Quels sont, mes chers collègues, les acquis, au demeurant contrastés, du cinquième protocole ?
La France et l'Union européenne avaient plus d'intérêts offensifs dans la négociation que de positions à défendre compte tenu des législations européenne et française dans ce domaine, déjà largement conformes aux obligations de l'accord.
Cela étant, l'offre de l'Union européenne préserve des dispositions protectrices. Ainsi la France a-t-elle introduit des réserves destinées à protéger les réglementations nationales qui limitent, dans certains domaines, l'accès au marché des entreprises non communautaires. L'engagement de la France dans le cadre de l'accord se fait donc à législation constante.
Les acquis positifs de la négociation, inclus dans le cinquième protocole, proviennent essentiellement des offres présentées par les pays émergents, même si des dispositions restrictives demeurent, limitant le degré d'ouverture de ces marchés pour les entreprises européennes.
Les offres de pays importants ont été décevantes. Il en a été ainsi de l'Inde et du Pakistan, dont les marchés demeurent très fermés. Le marché japonais reste hermétique, même si le Japon a accepté de consolider les accords conclus bilatéralement avec les Etats-Unis dans les secteurs de la banque et de l'assurance. Enfin, le Canada et les Etats-Unis ont adopté une attitude très prudente.
On pouvait aussi légitimement s'interroger sur les conséquences de la crise financière asiatique dont les prémices ont précédé la conclusion du cinquième protocole.
Cette inquiétude ne s'est pas concrétisée. Les pays émergents d'Asie du Sud-Est ou d'Amérique latine, touchés par cette crise, ont pu percevoir l'intérêt que représenterait, pour eux, une ouverture de leurs marchés aux opérateurs occidentaux du secteur financier.
La concurrence étrangère sur leur territoire, en contraignant leurs propres établissements financiers à une rigueur accrue, est finalement de nature à prémunir ces pays, à l'avenir, contre des stratégies financières hasardeuses dont la crise qui les frappe a été la sévère sanction.

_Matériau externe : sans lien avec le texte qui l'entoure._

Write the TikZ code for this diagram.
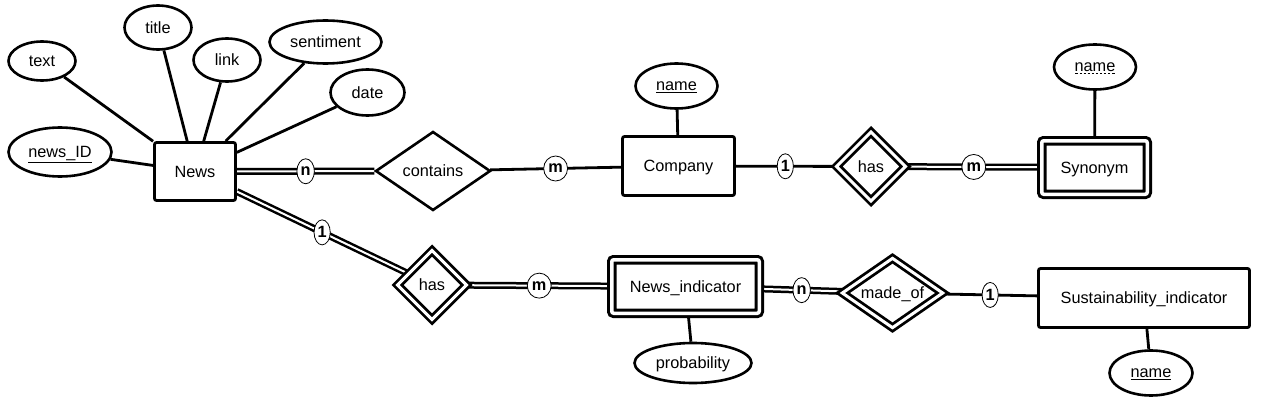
\documentclass[tikz,border=0pt]{standalone}
\usepackage{fontspec}
\setmainfont{Liberation Sans}
\usetikzlibrary{shapes.geometric}
\usetikzlibrary{backgrounds}

% dashed underline for a partial key
\newcommand\dashul[1]{\setbox0=\hbox{#1}\rlap{\copy0}%
  \lower2.6pt\hbox to \wd0{\xleaders\hbox to 4pt{\hss\vrule height 0.8pt depth 0pt width 2.4pt\hss}\hfill}}

\begin{document}
\begin{tikzpicture}[x=1pt,y=-1pt,
  every node/.style={font=\fontsize{16.3}{18}\selectfont, inner sep=0pt, text depth=0pt, fill=white},
  entity/.style={draw, rectangle, line width=2.8pt, rounded corners=2pt},
  weak/.style={draw, rectangle, line width=3pt, double, double distance=3.5pt, rounded corners=2pt},
  attr/.style={draw, ellipse, line width=2.6pt},
  rel/.style={draw, diamond, aspect=1.5, line width=2.6pt},
  weakrel/.style={draw, diamond, aspect=1.5, line width=2.8pt, double, double distance=3pt},
  conn/.style={line width=2.8pt},
  dconn/.style={line width=2.5pt, double, double distance=2pt},
  card/.style={draw, ellipse, line width=0.8pt, inner sep=1.2pt, minimum height=25pt,
    font=\fontsize{16.3}{18}\selectfont\bfseries}]

  \useasboundingbox (0,0) rectangle (1262,420);

  % news and its attributes
  \node[entity, minimum width=81, minimum height=58] (news) at (195,171.5) {News};
  \node[attr, minimum width=67, minimum height=39] (text) at (42,61) {text};
  \node[attr, minimum width=67, minimum height=44] (title) at (158,27.5) {title};
  \node[attr, minimum width=67, minimum height=43] (link) at (227,60) {link};
  \node[attr, minimum width=112, minimum height=43] (sentiment) at (325.5,42) {sentiment};
  \node[attr, minimum width=74, minimum height=46] (date) at (367.5,92.5) {date};
  \node[attr, minimum width=103, minimum height=49] (newsid) at (60,152) {\underline{news\_ID}};

  % company
  \node[rel, minimum width=115, minimum height=79] (contains) at (433,171) {contains};
  \node[entity, minimum width=112, minimum height=59] (company) at (678.5,166) {Company};
  \node[attr, minimum width=82, minimum height=45] (cname) at (676.5,86) {\underline{name}};

  % synonym
  \node[weakrel, minimum width=70, minimum height=70] (hassyn) at (871,166.5) {has};
  \node[weak, minimum width=105.5, minimum height=53.5] (synonym) at (1094.5,167.5) {Synonym};
  \node[attr, minimum width=82, minimum height=45] (sname) at (1095,67) {\dashul{name}};

  % indicators
  \node[weakrel, minimum width=70, minimum height=70] (hasind) at (432,285) {has};
  \node[weak, minimum width=147.5, minimum height=53.5] (newsind) at (685.5,286.5) {News\_indicator};
  \node[attr, minimum width=117, minimum height=40] (prob) at (693,363) {probability};
  \node[weakrel, minimum width=101.5, minimum height=70.5] (madeof) at (892.5,293) {made\_of};
  \node[entity, minimum width=211, minimum height=59] (sust) at (1144,298) {Sustainability\_indicator};
  \node[attr, minimum width=83, minimum height=45] (siname) at (1151,373) {\underline{name}};

  \begin{scope}[on background layer]
    % attribute links
    \foreach \a in {text,title,link,sentiment,date,newsid}
      \draw[conn] (\a) -- (news);
    \draw[conn] (cname) -- (company);
    \draw[conn] (sname) -- (synonym);
    \draw[conn] (newsind) -- (prob);
    \draw[conn] (sust) -- (siname);

    % relationships
    \draw[dconn] (news) -- node[card] {n} (contains);
    \draw[conn] (contains) -- node[card] {m} (company);
    \draw[conn] (company) -- node[card] {1} (hassyn);
    \draw[dconn] (hassyn) -- node[card] {m} (synonym);
    \draw[dconn] (news) -- node[card] {1} (hasind);
    \draw[dconn] (hasind) -- node[card] {m} (newsind);
    \draw[dconn] (newsind) -- node[card] {n} (madeof);
    \draw[conn] (madeof) -- node[card] {1} (sust);
  \end{scope}

\end{tikzpicture}
\end{document}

Mes chers collègues, plus de soixante-dix nations ont souscrit à cet accord, qui, comme l'a déclaré le négociateur pour l'Union européenne, sir Leon Brittan, « va contribuer à restaurer la confiance en Asie et va offrir d'importantes possibilités pour l'Europe et les Etats-Unis ». A partir de l'an prochain, les activités internationales des sociétés financières seront libéralisées dans 95 % du marché mondial.
L'Union européenne et la France ont beaucoup à attendre des conséquences de cette libéralisation. Je ne peux donc, mes chers collègues, que vous inviter à voter le projet de loi qui nous est soumis. (Applaudissements.)
M. le président. Personne ne demande la parole dans la discussion générale ?...
La discussion générale est close.
Nous passons à la discussion de l'article unique.
« Article unique . - Est autorisée l'approbation du cinquième protocole (services financiers) annexé à l'accord général sur le commerce des services, adopté à Genève le 27 février 1998 et dont le texte est annexé à la présente loi. »
Personne ne demande la parole ?...
Je mets aux voix l'article unique du projet de loi.